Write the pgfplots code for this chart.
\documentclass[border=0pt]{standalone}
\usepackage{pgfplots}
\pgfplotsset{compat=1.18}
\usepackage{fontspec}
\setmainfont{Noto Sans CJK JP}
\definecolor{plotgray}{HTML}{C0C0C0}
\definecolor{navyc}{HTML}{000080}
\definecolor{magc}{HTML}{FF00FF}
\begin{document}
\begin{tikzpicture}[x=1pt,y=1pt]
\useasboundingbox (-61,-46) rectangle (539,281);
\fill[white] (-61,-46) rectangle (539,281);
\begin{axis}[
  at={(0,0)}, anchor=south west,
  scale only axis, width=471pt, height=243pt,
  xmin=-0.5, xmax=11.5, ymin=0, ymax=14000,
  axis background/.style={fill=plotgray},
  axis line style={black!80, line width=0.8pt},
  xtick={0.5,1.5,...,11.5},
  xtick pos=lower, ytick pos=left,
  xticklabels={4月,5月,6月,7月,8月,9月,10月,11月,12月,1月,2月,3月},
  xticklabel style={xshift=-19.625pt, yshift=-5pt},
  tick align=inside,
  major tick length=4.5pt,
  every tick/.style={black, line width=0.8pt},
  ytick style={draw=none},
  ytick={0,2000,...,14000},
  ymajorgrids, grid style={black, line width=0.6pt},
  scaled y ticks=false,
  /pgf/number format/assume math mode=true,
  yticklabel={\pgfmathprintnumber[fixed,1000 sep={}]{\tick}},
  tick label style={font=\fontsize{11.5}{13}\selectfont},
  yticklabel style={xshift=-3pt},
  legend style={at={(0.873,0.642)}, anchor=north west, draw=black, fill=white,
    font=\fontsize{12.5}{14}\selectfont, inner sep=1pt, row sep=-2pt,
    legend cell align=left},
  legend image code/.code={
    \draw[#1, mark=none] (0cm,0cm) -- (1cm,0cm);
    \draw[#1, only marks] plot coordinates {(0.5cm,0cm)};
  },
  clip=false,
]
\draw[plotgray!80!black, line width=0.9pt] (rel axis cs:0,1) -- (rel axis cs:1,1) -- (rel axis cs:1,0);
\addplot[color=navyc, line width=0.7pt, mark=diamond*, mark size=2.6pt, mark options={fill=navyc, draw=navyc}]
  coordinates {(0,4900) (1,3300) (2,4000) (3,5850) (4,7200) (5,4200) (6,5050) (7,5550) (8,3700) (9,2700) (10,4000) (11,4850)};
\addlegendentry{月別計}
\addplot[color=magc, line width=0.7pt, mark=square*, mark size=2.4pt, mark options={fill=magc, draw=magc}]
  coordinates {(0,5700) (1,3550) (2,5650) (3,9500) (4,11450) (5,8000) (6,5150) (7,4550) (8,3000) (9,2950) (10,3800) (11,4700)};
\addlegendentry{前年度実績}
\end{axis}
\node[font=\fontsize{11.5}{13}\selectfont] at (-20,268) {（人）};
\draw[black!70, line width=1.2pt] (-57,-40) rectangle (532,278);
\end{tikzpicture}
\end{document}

## AIM OF THE TASK
Restate the data above word for word.

## CORRECT ANSWER
Write the pgfplots code for this chart.
\documentclass[border=0pt]{standalone}
\usepackage{pgfplots}
\pgfplotsset{compat=1.18}
\usepackage{fontspec}
\setmainfont{Noto Sans CJK JP}
\definecolor{plotgray}{HTML}{C0C0C0}
\definecolor{navyc}{HTML}{000080}
\definecolor{magc}{HTML}{FF00FF}
\begin{document}
\begin{tikzpicture}[x=1pt,y=1pt]
\useasboundingbox (-61,-46) rectangle (539,281);
\fill[white] (-61,-46) rectangle (539,281);
\begin{axis}[
  at={(0,0)}, anchor=south west,
  scale only axis, width=471pt, height=243pt,
  xmin=-0.5, xmax=11.5, ymin=0, ymax=14000,
  axis background/.style={fill=plotgray},
  axis line style={black!80, line width=0.8pt},
  xtick={0.5,1.5,...,11.5},
  xtick pos=lower, ytick pos=left,
  xticklabels={4月,5月,6月,7月,8月,9月,10月,11月,12月,1月,2月,3月},
  xticklabel style={xshift=-19.625pt, yshift=-5pt},
  tick align=inside,
  major tick length=4.5pt,
  every tick/.style={black, line width=0.8pt},
  ytick style={draw=none},
  ytick={0,2000,...,14000},
  ymajorgrids, grid style={black, line width=0.6pt},
  scaled y ticks=false,
  /pgf/number format/assume math mode=true,
  yticklabel={\pgfmathprintnumber[fixed,1000 sep={}]{\tick}},
  tick label style={font=\fontsize{11.5}{13}\selectfont},
  yticklabel style={xshift=-3pt},
  legend style={at={(0.873,0.642)}, anchor=north west, draw=black, fill=white,
    font=\fontsize{12.5}{14}\selectfont, inner sep=1pt, row sep=-2pt,
    legend cell align=left},
  legend image code/.code={
    \draw[#1, mark=none] (0cm,0cm) -- (1cm,0cm);
    \draw[#1, only marks] plot coordinates {(0.5cm,0cm)};
  },
  clip=false,
]
\draw[plotgray!80!black, line width=0.9pt] (rel axis cs:0,1) -- (rel axis cs:1,1) -- (rel axis cs:1,0);
\addplot[color=navyc, line width=0.7pt, mark=diamond*, mark size=2.6pt, mark options={fill=navyc, draw=navyc}]
  coordinates {(0,4900) (1,3300) (2,4000) (3,5850) (4,7200) (5,4200) (6,5050) (7,5550) (8,3700) (9,2700) (10,4000) (11,4850)};
\addlegendentry{月別計}
\addplot[color=magc, line width=0.7pt, mark=square*, mark size=2.4pt, mark options={fill=magc, draw=magc}]
  coordinates {(0,5700) (1,3550) (2,5650) (3,9500) (4,11450) (5,8000) (6,5150) (7,4550) (8,3000) (9,2950) (10,3800) (11,4700)};
\addlegendentry{前年度実績}
\end{axis}
\node[font=\fontsize{11.5}{13}\selectfont] at (-20,268) {（人）};
\draw[black!70, line width=1.2pt] (-57,-40) rectangle (532,278);
\end{tikzpicture}
\end{document}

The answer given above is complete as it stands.